Purdue psychology PhD candidate tackles personality disorder assessment research

Ronnie Hill Jr. sits at his laptop in SAMPPL.

Ronnie Hill Jr., a PhD student in the Purdue University Department of Psychological Sciences, crunches some data in thee Samuel Assessment Methods for Personalty and Psychopathology Lab.Tim Brouk

Written by: Tim Brouk, tbrouk@purdue.edu

Ronnie Hill Jr. went from studying x’s and o’s in the Purdue University football playbook to studying personality disorders in the Samuel Assessment Methods for Personality and Psychopathology Lab (SAMPPL) within the Purdue College of Health and Human Sciences’ (HHS) Department of Psychological Sciences.

A former safety for the Boilermakers of the gridiron from 2016-18, Hill graduated with a Purdue bachelor’s degree in psychological sciences in 2019. He returned to the program in the fall as a PhD candidate working alongside Associate Professor Douglas Samuel, who uses dimensional trait models to improve the assessment and conceptualization of basic personality functioning as well as personality disorders and psychopathology.

Ronnie Hill Jr. Purdue football headshot.

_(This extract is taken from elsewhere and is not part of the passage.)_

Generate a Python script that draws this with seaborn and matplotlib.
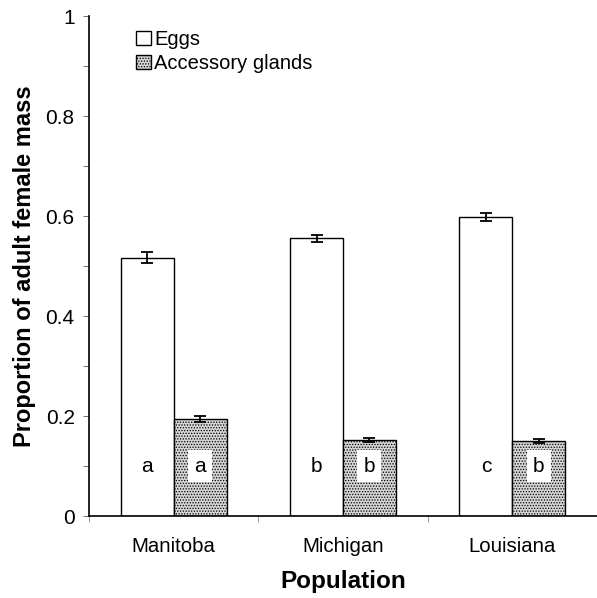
import matplotlib
matplotlib.use("Agg")
import matplotlib.pyplot as plt
import seaborn as sns
import pandas as pd
import numpy as np
from matplotlib.patches import Patch

populations = ["Manitoba", "Michigan", "Louisiana"]
tissues = ["Eggs", "Accessory glands"]
eggs = [0.517, 0.556, 0.598]
eggs_se = [0.011, 0.007, 0.008]
glands = [0.195, 0.153, 0.150]
glands_se = [0.006, 0.004, 0.004]
eggs_letters = ["a", "b", "c"]
glands_letters = ["a", "b", "b"]

sns.set_style("ticks")
plt.rcParams["font.family"] = ["Liberation Sans", "DejaVu Sans"]
plt.rcParams["hatch.linewidth"] = 0.6
plt.rcParams["hatch.color"] = "#555555"
for k in ["text.color", "axes.labelcolor", "xtick.color", "ytick.color", "axes.edgecolor"]:
    plt.rcParams[k] = "black"

df = pd.DataFrame({
    "Population": populations * 2,
    "Tissue": ["Eggs"] * 3 + ["Accessory glands"] * 3,
    "Value": eggs + glands,
})

fig = plt.figure(figsize=(5.97, 5.98), dpi=100)
ax = fig.add_axes([89 / 597, (598 - 516) / 598, (597 - 89) / 597, 500 / 598])

sns.barplot(data=df, x="Population", y="Value", hue="Tissue", order=populations,
            hue_order=tissues, palette=["white", "#d4d4d4"], edgecolor="black",
            linewidth=1.0, width=0.625, gap=0, errorbar=None, ax=ax, legend=False)

patches = [p for p in ax.patches]
for i, p in enumerate(patches[:3]):
    x = p.get_x() + p.get_width() / 2
    ax.errorbar(x, eggs[i], yerr=eggs_se[i], color="black", capsize=4, capthick=1.3, lw=1.3)
    ax.text(x, 0.1, eggs_letters[i], ha="center", va="center", fontsize=15)
for i, p in enumerate(patches[3:6]):
    p.set_hatch("......")
    x = p.get_x() + p.get_width() / 2
    ax.errorbar(x, glands[i], yerr=glands_se[i], color="black", capsize=4, capthick=1.3, lw=1.3)
    ax.text(x, 0.1, glands_letters[i], ha="center", va="center", fontsize=15,
            bbox=dict(facecolor="white", edgecolor="none", pad=4.5))

ax.set_ylim(0, 1)
ax.set_xlim(-0.5, 2.5)
ax.set_yticks([0, 0.2, 0.4, 0.6, 0.8, 1.0])
ax.set_yticklabels(["0", "0.2", "0.4", "0.6", "0.8", "1"], fontsize=15)
ax.set_yticks(np.arange(0.1, 1.0, 0.2), minor=True)
ax.tick_params(axis="y", which="both", length=4.3, width=0.6, direction="out", pad=6,
               color="#555555")
ax.set_xticks([0, 1, 2])
ax.set_xticklabels(populations, fontsize=14.7)
ax.set_xticks([-0.5, 0.5, 1.5, 2.5], minor=True)
ax.tick_params(axis="x", which="major", length=0, pad=15)
ax.tick_params(axis="x", which="minor", length=4, width=0.6, direction="out", color="#888888")
ax.set_xlabel("Population", fontsize=17.5, fontweight="bold", labelpad=10)
ax.set_ylabel("Proportion of adult female mass", fontsize=17, fontweight="bold", labelpad=7)
sns.despine(ax=ax)
for s in ["left", "bottom"]:
    ax.spines[s].set_linewidth(1.2)

handles = [Patch(facecolor="white", edgecolor="black", label="Eggs"),
           Patch(facecolor="#d4d4d4", edgecolor="black", hatch="......", label="Accessory glands")]
ax.legend(handles=handles, loc="upper left", bbox_to_anchor=(0.065, 1.0), frameon=False,
          fontsize=14.5, handlelength=0.75, handleheight=0.75, handletextpad=0.15,
          labelspacing=0.25, borderaxespad=0.3)

fig.savefig("out.png", dpi=100)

Hill’s official Purdue football headshot.

Hill’s earlier classes piqued his interest, but it wasn’t until his time as an undergraduate researcher in Associate Professor Dan Foti’s Laboratory for the Psychophysiological Analysis of Cognition, Emotion, and Reward did a career in clinical psychology take root.

“I really wanted to look at the intricacies between people,” Hill said. “Looking at differences is a big, core component of personality. I saw how deep personality differences can go. As individuals, we have a collection of personality traits. It just depends on the extremity in which you are experiencing them or that you possess them.”

Currently, Hill is getting acclimated to SAMPPL as he works on his first-year project, encompassing research on obsessive-compulsive personality disorder. He is an HHS Graduate Diversity Fellowship recipient, which is awarded to “PhD-track graduate students whose backgrounds, views and experiences would contribute to the diversity of Purdue and their respective fields of interest.”

How important is it to research mental health today?

It’s very crucial. In recent years and recent events around the world, there seems to be an increasing awareness to mental health as well as just taking care of yourself. I think it’s a great thing.

I’d like to see a huge influx of people interested in and valuing the importance of mental health and (who) are wanting to be part of the solution.

What goes on in SAMPPL?

The overall point of the lab is to research and study personality and personality pathology. A big emphasis in recent years is looking at redefining how we diagnose disorders from a categorical perspective to more of a dimensional top-down perspective.

What career goals do you have after Purdue?

As it stands right now, I see myself going into academia, but I also want to practice as well. I want to have my own private practice. I also want to teach.

What advice do you have for students wanting to get into research and eventually a PhD program?

Try to get an early start on getting experience. The earlier you start, the better. It gives you more time to experience different things and actually figure out and home in on what you want to do. You may have an idea starting out but until you actually take a deeper dive, try different things; you won’t actually know for sure. You might change your mind. My experience as a research assistant showed me what kind of research I wanted to do as well as what kind of research I didn’t want to do. That helped me. From there, I had more research opportunities after my undergrad — more clinical experience, social work areas and psychiatric hospitals. I met many different populations of clients and patients. It all helped me narrow and focus on what I was most passionate about or what I felt I could make the most difference in.

Just ask the questions and don’t be afraid to reach out to people. You definitely want to get input from others and pick brains. I found that people in the field are more than happy to share and help along the way.

What does Black History Month mean to you?

To me, Black History Month is the embodiment of all of those who have come before me, and the cultural experience of having that empowerment of achievement from others. It lays down the foundation of where I am now and where I could take it further myself.